SOMERVILLE, N.J. (CBSNewYork) -- Hope turned to disappointment inside a New Jersey courtroom on Thursday.

Lawyers for a man convicted of murder said new DNA testing proves he is innocent. However, prosecutors were not ready to say the man was wrongfully imprisoned, CBS 2's Tony Aiello reported.

Gerard Richardson entered court with a smile for his family and hope in his heart that he might walk free.

But it was not to be, much to his daughter's dismay.

"Sad, 'cause I really miss him.  I just wish this all was over with and he got his life back. That's it," Vivian Nash said.

Richardson has served almost 20 years for a murder he has always insisted he did not commit.

It happened in 1994. A battered body was found in a ditch off Old Stage Coach Road in Bernards. Her name was Monica Reyes. She occasionally sold drugs for Richardson, Aiello reported.

At trial, bite mark expert Ira Titunik testified that a bite mark on the victim's back was made by Gerard Richardson.

The defense expert disagreed but the jury convicted.

"He stated on the day of his sentencing 'I will never confess to what I didn't do,'" said Kevin Richardson, Gerard's brother.

Now years later a DNA test using new technology found the saliva taken from the bite mark did not come from Gerard Richardson.

"It was left by the person who killed her, and we have robust reliable DNA evidence that established a full profile that shows that person is not Gerard Richardson. This conviction cannot stand," said Vanessa Potkin of The Innocence Project.

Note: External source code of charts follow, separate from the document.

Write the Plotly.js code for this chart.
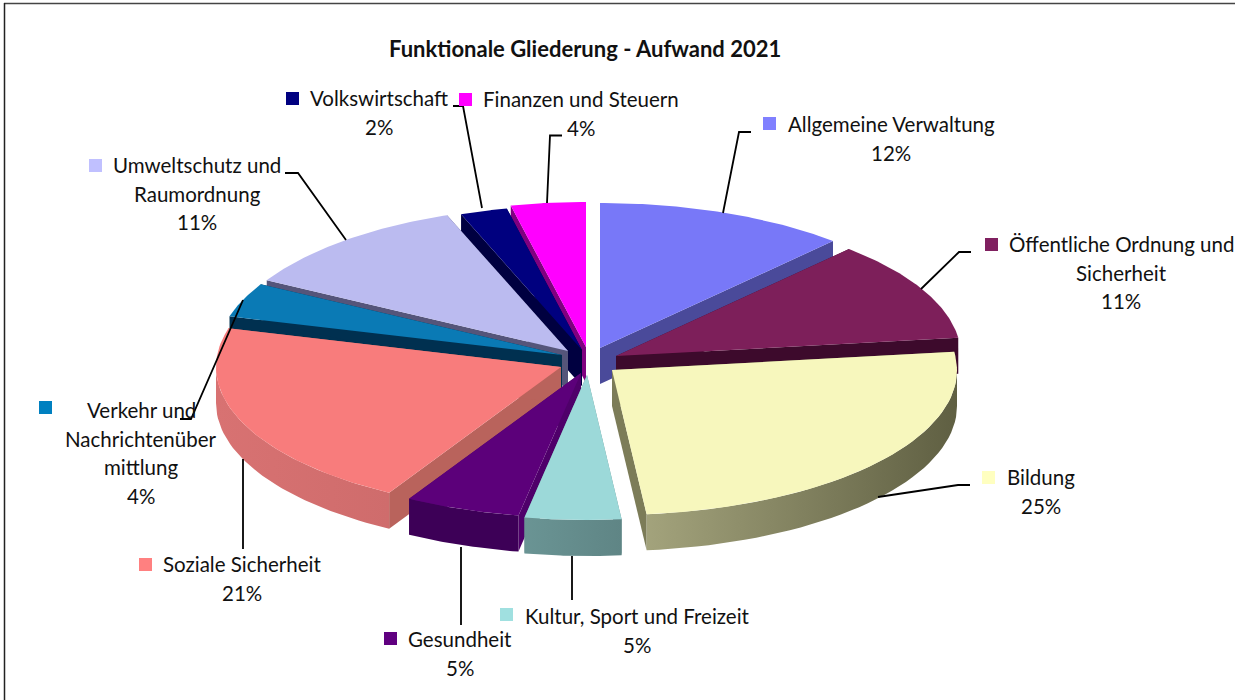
<!DOCTYPE html>
<html>
<head>
<meta charset="utf-8">
<script src="https://cdn.plot.ly/plotly-3.0.1.min.js"></script>
<style>html,body{margin:0;padding:0;background:#fff;}#chart{width:1235px;height:700px;}</style>
</head>
<body>
<div id="chart"></div>
<script>
// ---- data (share of expenditure, %) ----
const categories = ["Allgemeine Verwaltung","Öffentliche Ordnung und Sicherheit","Bildung","Kultur, Sport und Freizeit","Gesundheit","Soziale Sicherheit","Verkehr und Nachrichtenüber mittlung","Umweltschutz und Raumordnung","Volkswirtschaft","Finanzen und Steuern"];
const values = [11.8,11.2,25.4,4.5,5.4,21.0,3.8,11.2,2.2,3.5];
const labelLines = [["Allgemeine Verwaltung"],["Öffentliche Ordnung und","Sicherheit"],["Bildung"],["Kultur, Sport und Freizeit"],["Gesundheit"],["Soziale Sicherheit"],["Verkehr und","Nachrichtenüber","mittlung"],["Umweltschutz und","Raumordnung"],["Volkswirtschaft"],["Finanzen und Steuern"]];
const titleText = "Funktionale Gliederung - Aufwand 2021";

// ---- styles ----
const topColors  = ["#7878f8","#7d1f5a","#f7f7bd","#9cd9d9","#5c007a","#f87c7c","#0a7ab5","#bbbbf0","#00007f","#ff00ff"];
const cutColors  = ["#4a4a9a","#3d0a2c","#7c7c58","#6a9090","#4f006a","#b9635c","#003050","#55557a","#000040","#800080"];
const wallLeft   = ["#4a4a9a","#3d0a2c","#a3a37c","#6a9494","#3d0057","#d87272","#003050","#55557a","#000040","#800080"];
const wallRight  = ["#4a4a9a","#3d0a2c","#5f5f42","#5f8585","#3d0057","#cf6c6c","#003050","#55557a","#000040","#800080"];
const keyColors  = ["#8080ff","#802060","#ffffc0","#a0e0e0","#600080","#ff8080","#0080c0","#c0c0ff","#000080","#ff00ff"];
const FONT = "Lato, sans-serif";

// ---- layout geometry (pixel space of the axes) ----
const A = 345, B = 145, DEPTH = 36;
const apexX = [600,616,612,587,581,561,562,568,582,586];
const apexY = [348,356,370,375,373,367,355,351,350,347];
const drawOrder = [9,8,0,7,1,6,5,2,4,3];
const labelX = [891,1121,1041,637,460,242,141,197,379,581];
const labelY = [124,244,477,616,639,564,410,165,98,99];
const pctX   = [891,1121,1041,637,460,242,141,197,379,581];
const keyX   = [763,985,982,500,384,139,39,89,286,459];
const keyY   = [117,238,471,608,632,558,401,159,92,93];
const leaderX = [[723,739,751],[921,959,971],[878,958,970],[572,572],[461,461],[243,243],[243,191,180],[346,298,285],[482,463,453],[547,550,562]];
const leaderY = [[213,132,132],[289,252,252],[497,485,485],[556,600],[547,625],[459,549],[300,419,419],[240,173,173],[208,106,106],[203,135.5,135.5]];
const LINE_H = 28.7;

// ---- slices derived from the values ----
const total = values.reduce((a,b)=>a+b,0);
let acc = 0;
const starts = values.map(v=>{const s=acc; acc+=v/total*360; return s;});
const ends = starts.map((s,i)=>s+values[i]/total*360);
const rad = d=>d*Math.PI/180;
const rim = (i,t)=>[apexX[i]+A*Math.sin(rad(t)), apexY[i]-B*Math.cos(rad(t))];

const traces = [];
function poly(pts,color,name,extra){
  traces.push(Object.assign({type:"scatter",mode:"lines",x:pts.map(p=>p[0]),y:pts.map(p=>p[1]),
    fill:"toself",fillcolor:color,line:{width:0,color:color},name:name,showlegend:false,hoverinfo:"skip"},extra||{}));
}
drawOrder.forEach(i=>{
  const s=starts[i], e=ends[i], ax=apexX[i], ay=apexY[i], nm=categories[i];
  [s,e].forEach(t=>{
    const r=rim(i,t);
    poly([[ax,ay],r,[r[0],r[1]+DEPTH],[ax,ay+DEPTH]],cutColors[i],nm);
  });
  const ws=Math.max(s,90), we=Math.min(e,270);
  if(we>ws){
    const upper=[],lower=[];
    for(let t=ws;t<=we+1e-6;t+=(we-ws)/40){const r=rim(i,t);upper.push(r);lower.unshift([r[0],r[1]+DEPTH]);}
    poly(upper.concat(lower),wallLeft[i],nm,{fillgradient:{type:"horizontal",colorscale:[[0,wallLeft[i]],[1,wallRight[i]]]}});
  }
  const top=[[ax,ay]];
  for(let t=s;t<=e+1e-6;t+=(e-s)/60) top.push(rim(i,t));
  poly(top,topColors[i],nm,{hoverinfo:"text",hoveron:"fills",text:nm+": "+Math.round(values[i])+"%"});
});

// ---- labels, keys, leader lines ----
const annotations=[];
const txt=(x,y,t,size,bold)=>annotations.push({xref:"x",yref:"y",x:x,y:y,text:bold?"<b>"+t+"</b>":t,showarrow:false,xanchor:"center",yanchor:"middle",font:{family:FONT,size:size,color:"#111"}});
categories.forEach((c,i)=>{
  const lines=labelLines[i];
  lines.forEach((l,k)=>txt(labelX[i],labelY[i]+k*LINE_H,l,20.5));
  txt(pctX[i],labelY[i]+lines.length*LINE_H,Math.round(values[i])+"%",20.5);
});
txt(585,48,titleText,22,true);

const shapes=[
  {type:"line",xref:"x",yref:"y",x0:4,x1:1235,y0:3.5,y1:3.5,line:{color:"#444",width:1.4}},
  {type:"line",xref:"x",yref:"y",x0:4.5,x1:4.5,y0:3,y1:700,line:{color:"#222",width:1.5}}
];
categories.forEach((c,i)=>{
  shapes.push({type:"rect",xref:"x",yref:"y",x0:keyX[i],x1:keyX[i]+13,y0:keyY[i],y1:keyY[i]+13,fillcolor:keyColors[i],line:{width:0}});
  traces.push({type:"scatter",mode:"lines",x:leaderX[i],y:leaderY[i],line:{color:"#000",width:1.8},showlegend:false,hoverinfo:"skip",name:c+" leader"});
});

Plotly.newPlot("chart",traces,{
  width:1235,height:700,margin:{l:0,r:0,t:0,b:0},paper_bgcolor:"#fff",plot_bgcolor:"#fff",showlegend:false,
  xaxis:{range:[0,1235],visible:false,fixedrange:true},
  yaxis:{range:[700,0],visible:false,fixedrange:true},
  annotations:annotations,shapes:shapes
},{displayModeBar:false});
</script>
</body>
</html>
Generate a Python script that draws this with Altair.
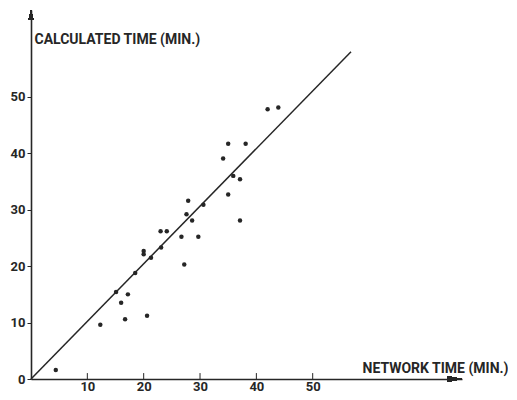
import altair as alt
import pandas as pd

# Data
network_time = [4.4, 12.3, 16.7, 20.6, 15.1, 17.2, 16.0, 18.5, 20.0, 20.0,
                21.3, 23.1, 23.0, 24.1, 26.7, 27.2, 27.6, 27.9, 28.6, 29.7,
                30.6, 34.1, 35.0, 35.0, 35.9, 37.1, 38.1, 37.1, 42.0, 43.9]
calculated_time = [1.6, 9.6, 10.6, 11.2, 15.4, 15.0, 13.5, 18.8, 22.7, 22.1,
                   21.5, 23.3, 26.2, 26.2, 25.2, 20.3, 29.2, 31.6, 28.1, 25.2,
                   30.9, 39.1, 41.7, 32.7, 36.0, 35.4, 41.7, 28.1, 47.8, 48.1]
line_x = [0, 56.8]
line_y = [0, 58.0]
x_ticks = [10, 20, 30, 40, 50]
y_ticks = [0, 10, 20, 30, 40, 50]

X_MAX = 76.5
Y_MAX = 65.4
W, H = 431, 369
FONT = "Roboto"
INK = "#262626"

pts = pd.DataFrame({"x": network_time, "y": calculated_time})
line = pd.DataFrame({"x": line_x, "y": line_y})
ticks = pd.DataFrame({"x": x_ticks, "y0": [0] * len(x_ticks), "y1": [1.05] * len(x_ticks)})

xscale = alt.Scale(domain=[0, X_MAX], nice=False, zero=True)
yscale = alt.Scale(domain=[0, Y_MAX], nice=False, zero=True)

xaxis = alt.Axis(values=x_ticks, grid=False, ticks=False, labelPadding=1,
                 labelBaseline="top",
                 domainColor=INK, domainWidth=1.6,
                 labelFont=FONT, labelFontSize=13, labelFontWeight="bold", labelColor=INK,
                 title="NETWORK TIME (MIN.)", titleFont=FONT, titleFontSize=14,
                 titleFontWeight="bold", titleColor=INK, titleAngle=0,
                 titleAlign="left", titleBaseline="alphabetic", titleX=331, titleY=-7)
yaxis = alt.Axis(values=y_ticks, grid=False, tickSize=4, tickColor=INK, tickWidth=1,
                 labelPadding=2,
                 domainColor=INK, domainWidth=1.6,
                 labelFont=FONT, labelFontSize=13, labelFontWeight="bold", labelColor=INK,
                 title="CALCULATED TIME (MIN.)", titleFont=FONT, titleFontSize=14,
                 titleFontWeight="bold", titleColor=INK, titleAngle=0,
                 titleAlign="left", titleBaseline="alphabetic", titleX=3, titleY=33)

base = alt.Chart(pts).mark_point(filled=True, size=20, color=INK, opacity=1).encode(
    x=alt.X("x:Q", scale=xscale, axis=xaxis),
    y=alt.Y("y:Q", scale=yscale, axis=yaxis),
)

diag = alt.Chart(line).mark_line(color=INK, strokeWidth=1.5).encode(
    x=alt.X("x:Q", scale=xscale), y=alt.Y("y:Q", scale=yscale))

xt = alt.Chart(ticks).mark_rule(color=INK, strokeWidth=1).encode(
    x=alt.X("x:Q", scale=xscale), y=alt.Y("y0:Q", scale=yscale), y2="y1:Q")

arrow_r = alt.Chart(pts).mark_point(
    shape="M0,0L-2,-0.4L-2,0.4Z", filled=True, size=225, color=INK, opacity=1
).encode(x=alt.value(W), y=alt.value(H))
arrow_u = alt.Chart(pts).mark_point(
    shape="M0,0L-0.5,2L0.5,2Z", filled=True, size=100, color=INK, opacity=1
).encode(x=alt.value(0), y=alt.value(0))

chart = alt.layer(base, diag, xt, arrow_r, arrow_u).properties(
    width=W, height=H,
    background="white",
    autosize=alt.AutoSizeParams(type="none"),
    padding={"left": 23, "top": 2, "right": 46, "bottom": 13},
).configure_view(stroke=None)

chart.save("out.html", embed_options={"renderer": "svg", "actions": False})
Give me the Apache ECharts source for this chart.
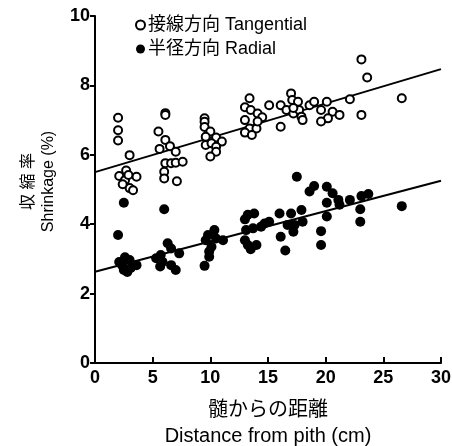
<!DOCTYPE html>
<html>
<head>
<meta charset="utf-8">
<script src="https://cdn.jsdelivr.net/npm/echarts@6/dist/echarts.min.js"></script>
<style>
  html, body { margin: 0; padding: 0; background: #fff; }
  #chart { width: 452px; height: 446px; }
</style>
</head>
<body>
<div id="chart"></div>
<script>
// 接線方向 (open circles): [distance cm, shrinkage %]
const tangential = [
  [2.0, 7.07], [2.0, 6.71], [2.0, 6.41], [3.0, 5.99], [2.1, 5.39], [2.6, 5.27],
  [2.7, 5.55], [3.0, 5.04], [3.3, 4.98], [3.6, 5.37], [2.9, 5.42], [2.4, 5.15],
  [5.5, 6.67], [6.1, 7.2], [6.1, 7.15], [6.1, 6.43], [5.6, 6.17], [6.5, 6.25],
  [7.0, 6.09], [6.1, 5.76], [6.6, 5.76], [7.0, 5.77], [7.6, 5.8], [6.0, 5.51],
  [6.0, 5.32], [7.1, 5.24],
  [9.5, 7.05], [9.5, 6.95], [9.5, 6.8], [10.0, 6.67], [9.6, 6.52], [10.5, 6.5],
  [11.0, 6.38], [9.6, 6.28], [10.1, 6.33], [10.5, 6.23], [10.5, 6.09], [10.0, 5.95],
  [13.4, 7.63], [13.0, 7.37], [13.5, 7.29], [14.1, 7.19], [14.5, 7.08], [13.0, 7.0],
  [13.4, 6.76], [14.0, 6.76], [13.0, 6.64], [13.6, 6.57], [14.1, 6.96], [15.1, 7.43],
  [16.1, 7.43], [16.1, 6.81], [17.0, 7.77], [17.1, 7.58], [17.6, 7.53], [16.6, 7.29],
  [17.2, 7.19], [17.7, 7.29], [17.9, 7.1], [17.2, 7.35],
  [18.6, 7.43], [19.0, 7.53], [20.1, 7.53], [19.6, 7.29], [20.6, 7.24], [21.2, 7.15],
  [20.2, 7.05], [19.6, 6.96], [18.0, 7.0],
  [22.1, 7.6], [23.1, 8.75], [23.6, 8.23], [23.1, 7.15], [26.6, 7.63]
];

// 半径方向 (filled circles)
const radial = [
  [2.5, 4.62], [2.0, 3.69], [2.1, 2.91], [2.6, 3.05], [3.0, 2.97], [2.5, 2.68],
  [3.1, 2.74], [3.6, 2.82], [2.35, 2.82], [2.8, 2.62],
  [6.0, 4.43], [5.3, 3.02], [5.7, 3.11], [6.3, 3.45], [6.6, 3.3], [7.3, 3.16],
  [5.85, 2.92], [6.6, 2.82], [7.0, 2.68], [5.65, 2.78],
  [9.5, 2.8], [9.9, 3.21], [10.35, 3.83], [9.8, 3.69], [10.5, 3.59], [11.1, 3.54],
  [10.1, 3.35], [9.9, 3.06], [9.6, 3.54],
  [13.25, 4.27], [13.8, 4.31], [13.0, 4.14], [13.1, 3.83], [13.7, 3.88], [13.0, 3.54],
  [13.25, 3.4], [14.0, 3.4], [13.5, 3.28], [14.7, 4.02], [15.1, 4.07], [14.4, 3.93],
  [16.0, 4.31], [16.1, 3.64], [16.5, 3.24], [17.0, 4.31], [16.7, 3.98], [17.2, 3.78],
  [17.5, 5.37], [17.9, 4.41], [17.3, 3.98], [18.0, 4.07],
  [18.6, 4.94], [19.0, 5.1], [20.1, 5.08], [20.6, 4.89], [21.1, 4.7], [20.1, 4.62],
  [20.1, 4.22], [19.6, 3.8], [19.6, 3.4], [21.2, 4.56],
  [22.1, 4.7], [23.1, 4.81], [23.7, 4.87], [23.0, 4.43], [23.0, 4.07], [26.6, 4.52]
];

// regression lines, end points
const tangentialFit = [[0, 5.5], [30, 8.47]];
const radialFit = [[0, 2.63], [30, 5.25]];

const xTicks = [0, 30, 5];   // min, max, interval
const yTicks = [0, 10, 2];

const FONT = "'Liberation Sans', 'Noto Sans CJK JP', sans-serif";

const chart = echarts.init(document.getElementById('chart'));

const option = {
  animation: false,
  textStyle: { fontFamily: FONT, color: '#000' },
  legend: {
    orient: 'vertical',
    left: 130,
    top: 11,
    itemWidth: 9,
    itemHeight: 9,
    itemGap: 6,
    icon: 'circle',
    selectedMode: false,
    data: ['接線方向 Tangential', '半径方向 Radial'],
    textStyle: { fontFamily: FONT, fontSize: 18, color: '#000', padding: [0, 0, 0, -2] },
  },
  grid: { left: 95, right: 11, top: 16, bottom: 83, outerBoundsMode: 'none' },
  xAxis: {
    type: 'value',
    min: xTicks[0],
    max: xTicks[1],
    interval: xTicks[2],
    name: '髄からの距離\nDistance from pith (cm)',
    nameLocation: 'middle',
    nameGap: 34,
    nameTextStyle: { fontFamily: FONT, fontSize: 20, lineHeight: 26, color: '#000' },
    axisLine: { lineStyle: { color: '#000', width: 2 } },
    axisTick: { inside: true, length: 6, lineStyle: { color: '#000', width: 2 } },
    axisLabel: { margin: 6, fontSize: 18, fontWeight: 'bold', color: '#000', fontFamily: FONT },
    splitLine: { show: false },
  },
  yAxis: {
    type: 'value',
    min: yTicks[0],
    max: yTicks[1],
    interval: yTicks[2],
    name: '収 縮 率\nShrinkage (%)',
    nameLocation: 'middle',
    nameRotate: 90,
    nameGap: 36,
    nameTextStyle: { fontFamily: FONT, fontSize: 16, lineHeight: 20, color: '#000', padding: [0, 0, 0, 16] },
    axisLine: { lineStyle: { color: '#000', width: 2 } },
    axisTick: { length: 5, lineStyle: { color: '#000', width: 2 } },
    axisLabel: { margin: 5, fontSize: 18, fontWeight: 'bold', color: '#000', fontFamily: FONT },
    splitLine: { show: false },
  },
  series: [
    {
      name: '接線方向 Tangential',
      type: 'scatter',
      symbol: 'circle',
      symbolSize: 8,
      itemStyle: { color: '#fff', borderColor: '#000', borderWidth: 2, opacity: 1 },
      data: tangential,
      z: 3,
    },
    {
      name: '半径方向 Radial',
      type: 'scatter',
      symbol: 'circle',
      symbolSize: 10,
      itemStyle: { color: '#000', opacity: 1 },
      data: radial,
      z: 3,
    },
    {
      type: 'line',
      data: tangentialFit,
      showSymbol: false,
      silent: true,
      lineStyle: { color: '#000', width: 2 },
      z: 2,
    },
    {
      type: 'line',
      data: radialFit,
      showSymbol: false,
      silent: true,
      lineStyle: { color: '#000', width: 2 },
      z: 2,
    },
  ],
};

chart.setOption(option);
</script>
</body>
</html>
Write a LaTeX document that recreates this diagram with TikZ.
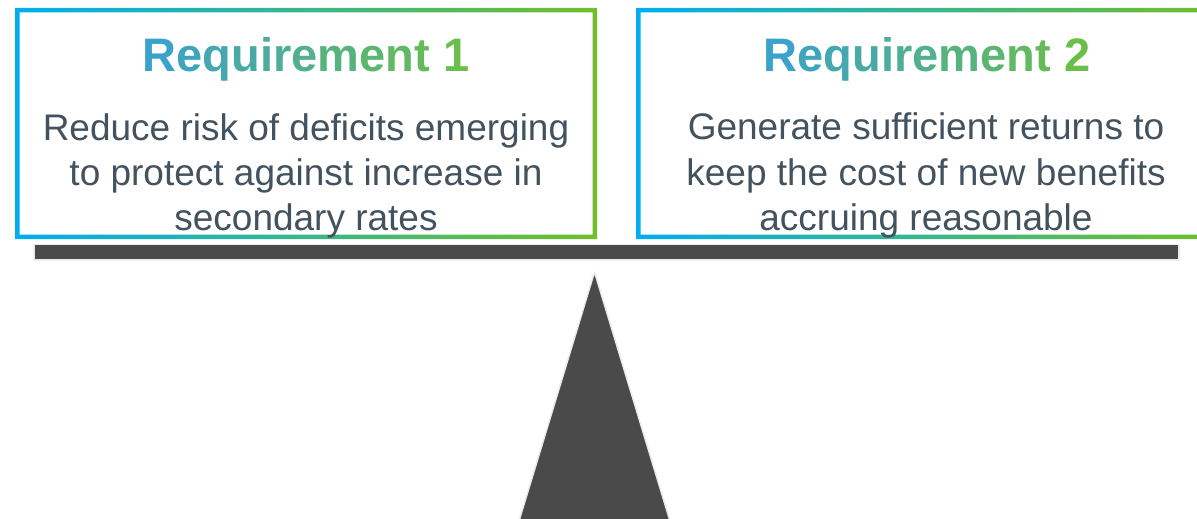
\documentclass[tikz,border=0pt]{standalone}
\usepackage{fontspec}
\setmainfont{Liberation Sans}

\definecolor{frameBlue}{RGB}{0,174,239}
\definecolor{frameGreen}{RGB}{114,190,40}
\definecolor{titleBlue}{RGB}{56,160,210}
\definecolor{titleGreen}{RGB}{108,192,70}
\definecolor{bodyText}{RGB}{66,82,94}
\definecolor{beamGray}{RGB}{74,74,74}

% one letter of a title, p% of the way from blue to green
\newcommand\gradletter[2]{\textcolor{titleGreen!#1!titleBlue}{#2}}
\newcommand\reqtitle[1]{%
  \gradletter{5}{R}\gradletter{14}{e}\gradletter{23}{q}\gradletter{32}{u}%
  \gradletter{38}{i}\gradletter{43}{r}\gradletter{50}{e}\gradletter{60}{m}%
  \gradletter{70}{e}\gradletter{79}{n}\gradletter{86}{t} \gradletter{96}{#1}}

\tikzset{
  titletext/.style={anchor=base, inner sep=0pt,
    font=\fontsize{47}{56}\selectfont\bfseries},
  bodyline/.style={anchor=base, inner sep=0pt, text=bodyText,
    font=\fontsize{37}{45}\selectfont},
  frameshade/.style={left color=frameBlue, right color=frameGreen, even odd rule},
  beampart/.style={fill=beamGray, draw=black!8, line width=1.5pt, line join=round}
}

\begin{document}
\begin{tikzpicture}[x=1pt,y=-1pt]
  \useasboundingbox (0,0) rectangle (1197,519);
  \clip (0,0) rectangle (1197,519);

  % gradient frames of the two requirement boxes
  \shade[frameshade] (15,8) rectangle (597,239) (19.5,12.5) rectangle (592.5,234.5);
  \shade[frameshade] (636,8) rectangle (1218,239) (640.5,12.5) rectangle (1213.5,234.5);

  % requirement 1
  \node[titletext] (t1) at (306,72) {\reqtitle{1}};
  \node[bodyline] (a1) at (306,140) {Reduce risk of deficits emerging};
  \node[bodyline] (a2) at (306,185.5) {to protect against increase in};
  \node[bodyline] (a3) at (306,230.5) {secondary rates};

  % requirement 2
  \node[titletext] (t2) at (927,72) {\reqtitle{2}};
  \node[bodyline] (b1) at (926,139.5) {Generate sufficient returns to};
  \node[bodyline] (b2) at (926,185) {keep the cost of new benefits};
  \node[bodyline] (b3) at (926,230.5) {accruing reasonable};

  % balance: beam and pivot
  \draw[beampart] (34,244.5) rectangle (1179,260);
  \draw[beampart] (594.5,272) -- (670,521) -- (519,521) -- cycle;
\end{tikzpicture}
\end{document}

On Thursday, Potkin asked a judge to toss the conviction, arguing that not only does the DNA point to someone else; the bite mark analysis is now viewed with suspicion by many in the legal field.

But prosecutor Tim Van Hise said not so fast.

"It's not as simple as counsel would have this court believe," Van Hise said.

Van Hise made clear he still believes Gerard Richardson is guilty. He said he will defend the bite mark analysis and will argue the DNA on the victim could have come from an accomplice.

Judge John Pursel clearly feels the case against Gerard Richardson is now very weak, but he gave the prosecutor 30 days to convince him otherwise.

The judge asked the defense if Gerard Richardson would make a bail application, a clear indication he is troubled by the case, Aiello reported.